__Instructions for the task__
Retype the lines beneath this one, from the first through the line containing "const colorLegendTicks=[0.25,0.5,0.75];". Pictures are left out.

__Stored data__

* * *

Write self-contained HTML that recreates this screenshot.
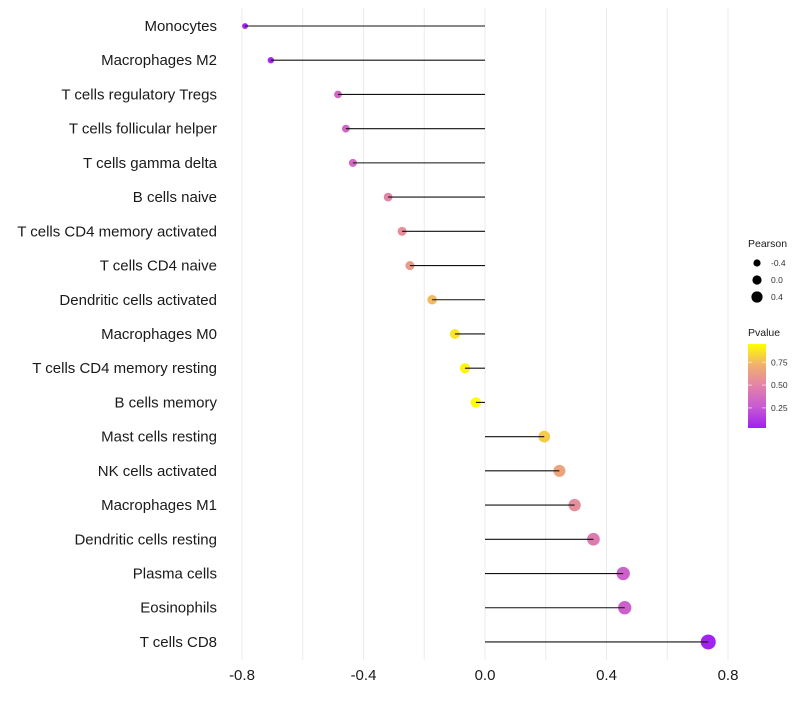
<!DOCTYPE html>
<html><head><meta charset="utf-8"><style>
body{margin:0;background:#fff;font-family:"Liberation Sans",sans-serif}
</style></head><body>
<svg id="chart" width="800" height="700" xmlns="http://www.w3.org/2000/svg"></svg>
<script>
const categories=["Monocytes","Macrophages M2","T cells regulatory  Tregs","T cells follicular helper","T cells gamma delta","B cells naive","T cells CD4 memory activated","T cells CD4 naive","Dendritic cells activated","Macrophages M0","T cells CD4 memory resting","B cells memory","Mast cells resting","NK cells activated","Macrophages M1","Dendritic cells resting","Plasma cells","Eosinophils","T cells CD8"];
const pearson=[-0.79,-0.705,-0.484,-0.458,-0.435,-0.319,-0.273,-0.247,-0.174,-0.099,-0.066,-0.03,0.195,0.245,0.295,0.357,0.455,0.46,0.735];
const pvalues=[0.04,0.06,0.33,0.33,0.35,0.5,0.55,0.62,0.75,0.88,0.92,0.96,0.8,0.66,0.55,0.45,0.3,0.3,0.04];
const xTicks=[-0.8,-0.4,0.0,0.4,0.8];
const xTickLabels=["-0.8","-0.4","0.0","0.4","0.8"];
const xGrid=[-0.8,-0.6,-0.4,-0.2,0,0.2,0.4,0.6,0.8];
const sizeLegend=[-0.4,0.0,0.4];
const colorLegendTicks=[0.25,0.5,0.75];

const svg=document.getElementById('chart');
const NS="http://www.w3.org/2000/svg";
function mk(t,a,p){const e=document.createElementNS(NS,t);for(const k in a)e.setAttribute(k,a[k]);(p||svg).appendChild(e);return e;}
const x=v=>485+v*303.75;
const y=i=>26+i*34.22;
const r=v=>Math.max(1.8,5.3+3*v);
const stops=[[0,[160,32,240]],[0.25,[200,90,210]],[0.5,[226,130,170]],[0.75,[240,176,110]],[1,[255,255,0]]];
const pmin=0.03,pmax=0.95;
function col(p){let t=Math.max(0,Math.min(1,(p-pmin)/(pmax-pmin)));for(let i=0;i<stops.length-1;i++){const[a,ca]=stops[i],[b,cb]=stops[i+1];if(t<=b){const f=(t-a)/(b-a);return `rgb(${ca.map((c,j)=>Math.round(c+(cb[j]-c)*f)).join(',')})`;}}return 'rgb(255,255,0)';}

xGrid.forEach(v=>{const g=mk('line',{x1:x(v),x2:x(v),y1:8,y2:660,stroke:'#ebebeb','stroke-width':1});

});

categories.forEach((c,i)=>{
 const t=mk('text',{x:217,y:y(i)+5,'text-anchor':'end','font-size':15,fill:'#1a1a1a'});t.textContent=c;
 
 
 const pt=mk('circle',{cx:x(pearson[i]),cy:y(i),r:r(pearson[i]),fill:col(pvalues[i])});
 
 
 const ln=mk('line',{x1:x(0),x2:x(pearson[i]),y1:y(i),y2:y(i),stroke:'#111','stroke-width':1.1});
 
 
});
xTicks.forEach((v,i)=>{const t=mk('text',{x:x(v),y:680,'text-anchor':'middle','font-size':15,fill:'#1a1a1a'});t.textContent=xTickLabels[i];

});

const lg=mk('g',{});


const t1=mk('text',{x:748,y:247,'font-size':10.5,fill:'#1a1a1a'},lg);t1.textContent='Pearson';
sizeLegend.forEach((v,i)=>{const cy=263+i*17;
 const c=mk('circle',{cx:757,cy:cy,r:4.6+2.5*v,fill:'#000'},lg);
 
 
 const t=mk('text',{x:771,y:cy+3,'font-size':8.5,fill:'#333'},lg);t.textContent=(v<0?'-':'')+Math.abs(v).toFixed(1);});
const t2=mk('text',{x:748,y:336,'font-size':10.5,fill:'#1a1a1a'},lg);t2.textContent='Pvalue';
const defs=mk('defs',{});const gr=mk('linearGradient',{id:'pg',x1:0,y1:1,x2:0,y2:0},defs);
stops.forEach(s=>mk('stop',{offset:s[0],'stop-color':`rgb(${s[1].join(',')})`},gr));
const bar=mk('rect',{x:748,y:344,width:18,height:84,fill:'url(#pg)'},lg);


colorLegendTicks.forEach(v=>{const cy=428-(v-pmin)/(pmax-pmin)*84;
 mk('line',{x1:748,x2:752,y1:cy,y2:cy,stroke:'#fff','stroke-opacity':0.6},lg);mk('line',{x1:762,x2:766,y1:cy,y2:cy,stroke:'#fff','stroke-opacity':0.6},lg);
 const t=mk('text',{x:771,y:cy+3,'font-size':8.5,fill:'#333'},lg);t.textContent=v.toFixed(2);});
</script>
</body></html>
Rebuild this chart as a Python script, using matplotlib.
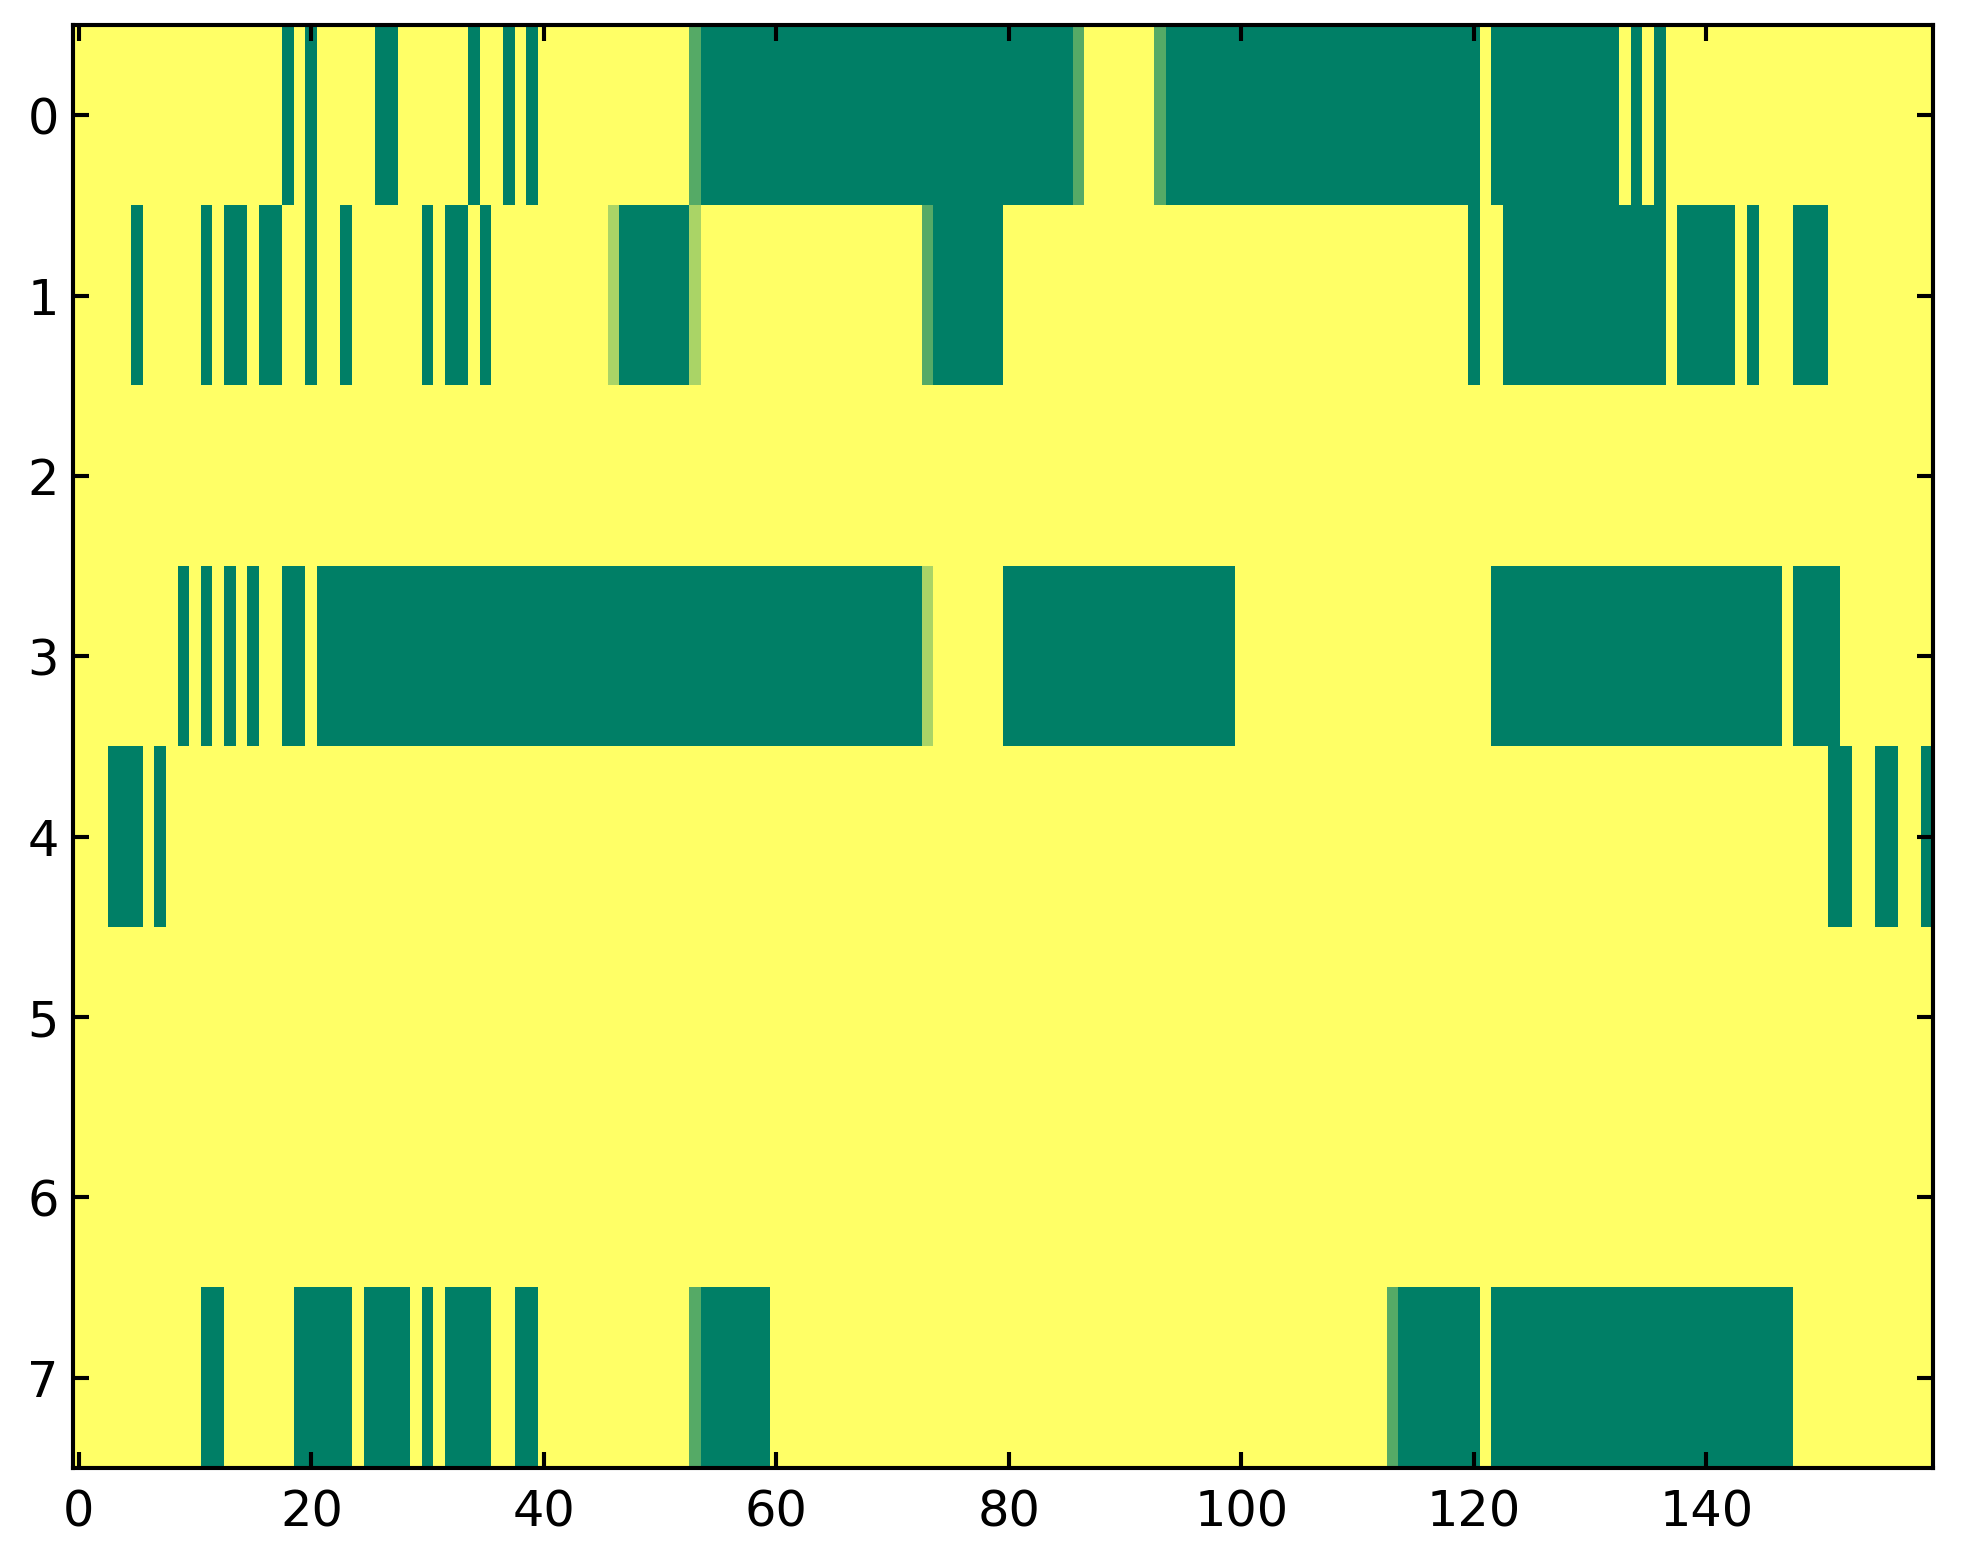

* * *

__Solution to the exercise__
Write self-contained HTML that recreates this screenshot.
<!DOCTYPE html>
<html><head><meta charset="utf-8"><style>
body{margin:0;background:#fff;font-family:"Liberation Sans",sans-serif}
</style></head><body>
<svg id="chart" width="800" height="700" xmlns="http://www.w3.org/2000/svg"></svg>
<script>
const categories=["Monocytes","Macrophages M2","T cells regulatory  Tregs","T cells follicular helper","T cells gamma delta","B cells naive","T cells CD4 memory activated","T cells CD4 naive","Dendritic cells activated","Macrophages M0","T cells CD4 memory resting","B cells memory","Mast cells resting","NK cells activated","Macrophages M1","Dendritic cells resting","Plasma cells","Eosinophils","T cells CD8"];
const pearson=[-0.79,-0.705,-0.484,-0.458,-0.435,-0.319,-0.273,-0.247,-0.174,-0.099,-0.066,-0.03,0.195,0.245,0.295,0.357,0.455,0.46,0.735];
const pvalues=[0.04,0.06,0.33,0.33,0.35,0.5,0.55,0.62,0.75,0.88,0.92,0.96,0.8,0.66,0.55,0.45,0.3,0.3,0.04];
const xTicks=[-0.8,-0.4,0.0,0.4,0.8];
const xTickLabels=["-0.8","-0.4","0.0","0.4","0.8"];
const xGrid=[-0.8,-0.6,-0.4,-0.2,0,0.2,0.4,0.6,0.8];
const sizeLegend=[-0.4,0.0,0.4];
const colorLegendTicks=[0.25,0.5,0.75];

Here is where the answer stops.